Wikipedia defines chat as "any kind of communication over the Internet, but is primarily meant to refer to direct one-on-one chat or text-based group chat (formally also known as synchronous conferencing)." I still know of people who herald back to the days where IRC was very popular, long before social networking took off here in the Philippines. I wasn't a chatter during that time, and I never really got into IRC, not even after my young online friends from Davao tried to teach me how to work it.
My first foray into group chat was in "special interest" websites where netizens of a common interest, usually sexual in nature, all convene into chat rooms to talk to other people they normally wouldn't casually meet in the real world. Chatters liked the option for anonymity and the ability to maintain a totally separate online persona vs. their real selves in the real world. That's also where my online nick kuya_law was born. Some, me included, would choose to keep it real and bridge their online world with the real one thru eyeball (EB) meet-ups. Chat allowed me to expand my social circle way beyond what it was before. I have a number of good friends today that I initially met thru chat.
Then instant messengers came along -- Yahoo Messenger, the gold standard for Filipinos. But they were there for a different purpose: primarily private one-on-one chatting. It usually complements chatrooms when you want to take the conversation private. Another plus was permanence -- you can go back to talk to someone you've been chatting with before.

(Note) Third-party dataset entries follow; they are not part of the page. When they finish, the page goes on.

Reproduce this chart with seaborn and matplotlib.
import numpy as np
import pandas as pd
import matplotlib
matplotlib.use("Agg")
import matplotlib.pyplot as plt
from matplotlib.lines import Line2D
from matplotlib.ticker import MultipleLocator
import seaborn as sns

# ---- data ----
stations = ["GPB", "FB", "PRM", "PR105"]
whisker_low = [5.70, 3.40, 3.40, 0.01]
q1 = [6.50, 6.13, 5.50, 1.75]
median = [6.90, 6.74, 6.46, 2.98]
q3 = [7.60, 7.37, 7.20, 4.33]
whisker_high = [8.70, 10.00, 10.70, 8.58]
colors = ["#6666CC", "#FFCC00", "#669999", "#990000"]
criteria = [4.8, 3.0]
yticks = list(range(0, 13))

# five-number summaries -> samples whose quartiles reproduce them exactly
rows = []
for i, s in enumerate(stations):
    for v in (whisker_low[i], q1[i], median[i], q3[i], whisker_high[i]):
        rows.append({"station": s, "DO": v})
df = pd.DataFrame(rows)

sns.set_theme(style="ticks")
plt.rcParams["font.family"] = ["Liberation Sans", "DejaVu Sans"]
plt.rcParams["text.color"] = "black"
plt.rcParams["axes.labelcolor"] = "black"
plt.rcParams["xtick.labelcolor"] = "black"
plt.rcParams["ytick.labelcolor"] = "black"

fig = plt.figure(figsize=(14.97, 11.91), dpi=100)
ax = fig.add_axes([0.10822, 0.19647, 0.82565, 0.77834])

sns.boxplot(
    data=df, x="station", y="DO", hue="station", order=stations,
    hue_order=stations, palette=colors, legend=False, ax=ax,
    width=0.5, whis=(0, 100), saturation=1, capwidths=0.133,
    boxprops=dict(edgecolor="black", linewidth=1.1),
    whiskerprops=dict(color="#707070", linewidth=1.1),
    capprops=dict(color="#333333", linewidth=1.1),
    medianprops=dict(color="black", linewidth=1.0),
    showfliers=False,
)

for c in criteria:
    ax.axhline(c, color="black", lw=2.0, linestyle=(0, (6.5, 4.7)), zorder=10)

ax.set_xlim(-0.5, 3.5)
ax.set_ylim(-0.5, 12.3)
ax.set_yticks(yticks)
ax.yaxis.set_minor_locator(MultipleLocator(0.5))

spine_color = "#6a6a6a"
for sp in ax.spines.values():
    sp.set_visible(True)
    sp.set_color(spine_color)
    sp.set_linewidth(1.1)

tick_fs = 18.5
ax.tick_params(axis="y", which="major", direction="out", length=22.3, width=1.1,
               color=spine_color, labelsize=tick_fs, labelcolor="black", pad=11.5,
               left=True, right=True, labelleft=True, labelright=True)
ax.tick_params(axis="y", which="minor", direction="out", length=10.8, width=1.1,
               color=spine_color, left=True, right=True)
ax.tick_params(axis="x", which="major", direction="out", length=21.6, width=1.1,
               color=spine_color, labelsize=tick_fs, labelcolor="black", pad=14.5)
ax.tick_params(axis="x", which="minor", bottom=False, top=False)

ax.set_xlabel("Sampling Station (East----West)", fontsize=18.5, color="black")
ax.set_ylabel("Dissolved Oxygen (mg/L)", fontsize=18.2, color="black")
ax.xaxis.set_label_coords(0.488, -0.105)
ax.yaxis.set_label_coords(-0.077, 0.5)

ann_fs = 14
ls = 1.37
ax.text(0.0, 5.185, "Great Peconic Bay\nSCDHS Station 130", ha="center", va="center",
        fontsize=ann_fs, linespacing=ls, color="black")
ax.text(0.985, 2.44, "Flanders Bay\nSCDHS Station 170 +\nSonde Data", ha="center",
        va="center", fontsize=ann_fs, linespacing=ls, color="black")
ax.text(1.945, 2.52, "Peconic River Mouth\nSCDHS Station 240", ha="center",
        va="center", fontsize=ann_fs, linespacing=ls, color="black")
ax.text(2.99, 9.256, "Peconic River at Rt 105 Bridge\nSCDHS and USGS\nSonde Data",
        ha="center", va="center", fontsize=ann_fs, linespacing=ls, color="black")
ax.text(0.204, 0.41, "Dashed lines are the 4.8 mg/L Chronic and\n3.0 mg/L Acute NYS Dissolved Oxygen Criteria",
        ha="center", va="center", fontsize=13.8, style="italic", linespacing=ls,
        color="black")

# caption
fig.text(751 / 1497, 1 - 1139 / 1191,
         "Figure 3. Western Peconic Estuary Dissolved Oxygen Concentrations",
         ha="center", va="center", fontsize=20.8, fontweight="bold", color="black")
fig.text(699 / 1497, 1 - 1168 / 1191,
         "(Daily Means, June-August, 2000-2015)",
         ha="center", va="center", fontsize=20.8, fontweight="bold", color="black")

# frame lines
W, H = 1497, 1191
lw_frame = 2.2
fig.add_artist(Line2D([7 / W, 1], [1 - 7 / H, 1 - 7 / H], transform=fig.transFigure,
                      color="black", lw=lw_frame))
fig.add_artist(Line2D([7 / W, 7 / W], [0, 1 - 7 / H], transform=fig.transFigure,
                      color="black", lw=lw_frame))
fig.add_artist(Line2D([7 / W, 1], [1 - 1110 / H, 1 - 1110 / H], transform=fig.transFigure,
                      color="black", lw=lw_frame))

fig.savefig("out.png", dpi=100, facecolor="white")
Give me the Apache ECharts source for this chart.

And know if they were online or not.
Wikipedia clears, " It is important to understand that what separates chat and instant messaging from technologies such as e-mail is the perceived synchronicity of the communication by the user - Chat happens in real-time."
That's the thing about chat: because it's real time, you need to be online when others are. It starts becoming an effort having to spend a lot of time online trying to catch meaningful conversation (Meaningful as defined differently by different people). It can become an addiction. And it caters mostly to those who do have a lot of time to spend online. Not for your average netizen.
On the other side of the spectrum, you have blogs, social networks and forums where netizens post thoughts, opinions and sentiments that is less time-bound. You post whenever you can or want to, you read whenever you can or want to, and you react at your own pace. And there is a permanence to the exchange that extends the life of the conversation, but at the same time doesn't have the energy and "now-ness" of real-time exchange as chat.
Enter mobile integration and the concept of microblogging.
Microblogging, as defined by Wikipedia is "a form of multimedia blogging that allows users to send brief text updates or micromedia such as photos or audio clips and publish them, either to be viewed by anyone or by a restricted group which can be chosen by the user. These messages can be submitted by a variety of means, including text messaging, instant messaging, email, digital audio or the web."
It wasn't Twitter that brought microblogging into the Philippines. It was Facebook that started it here, with its Status updates function. Before we all knew it, a lot of netizens developed this compulsion to update their status on Facebook more and more often. It also became a quick way to share content: pics, videos, music, links -- whatever netizens found online. And you didn't need to be verbose about it, unlike maintaining a real blog.
But the real charm of microblogging was that it encouraged what I call microchatting -- unexpected snippets of conversation that revolve around topics started by simple questions: "What are you doing right now?" or the new Facebook's "What's on your mind?" Suddenly public chat is initiated not by a chatroom or forum topic, but by anyone sharing anything that piques the interest of others. These threads can end after two entries, or it can continue to be 50-100 posts long.
In microchatting, the new currency is how interesting your status update is. Junk updates can get you unfollowed. Interesting updates can get you fans or followers. In Plurk, this is coined as karma. My friends who have started complaining about Facebook's new layout have not realized that Facebook has seen this trend and have responded to it. Your News Feed thread becomes hot real estate and friends who dump junk on it can be dropped. That's the point.
Now about Plurk:
Wikipedia writes: Plurk is a free social networking and micro-blogging service that allows users to send updates (otherwise known as plurks) through short messages or links, which can be up to 140 text characters in length. Plurk was developed by and envisioned as a communication medium meant to form a balance between blogs and social networks, and between e-mail messaging and instant messaging.
I never started on Twitter. Maybe it's like my aversion to Friendster. It became too popular and mainstream before I got into it. And I didnt understand the value of stalking people as was the selling point of Twitter back then. Then I read about Plurk and was curious enough to check it out. One week in and I think I'm a new Plurk addict. Now, when I go online, I have to keep open four browser tabs automatically: my Facebook, my Multiply, my Blogger, and now my Plurk.
Things I like about Plurk (without the benefit of being familiar with Twitter):
1. You can stumble upon total strangers who are interesting because of what they microblog about. (a benefit you used to get from online chat).
2. You have the onus to start interesting conversations by posting something revealing, interesting or controversial.
3. You can update your Facebook status automatically because of integration. (Multiply, Twitter, and other online spaces too if you want or need)
4. It goes beyond just status messages. You can Plurk photos, videos & links. (Similar to Facebook)
5. Karma rewards better microbloggers with more functionality and options. I think this is genius.
I'm still new in this microblogging thing. But I think it's here to stay. Time will tell.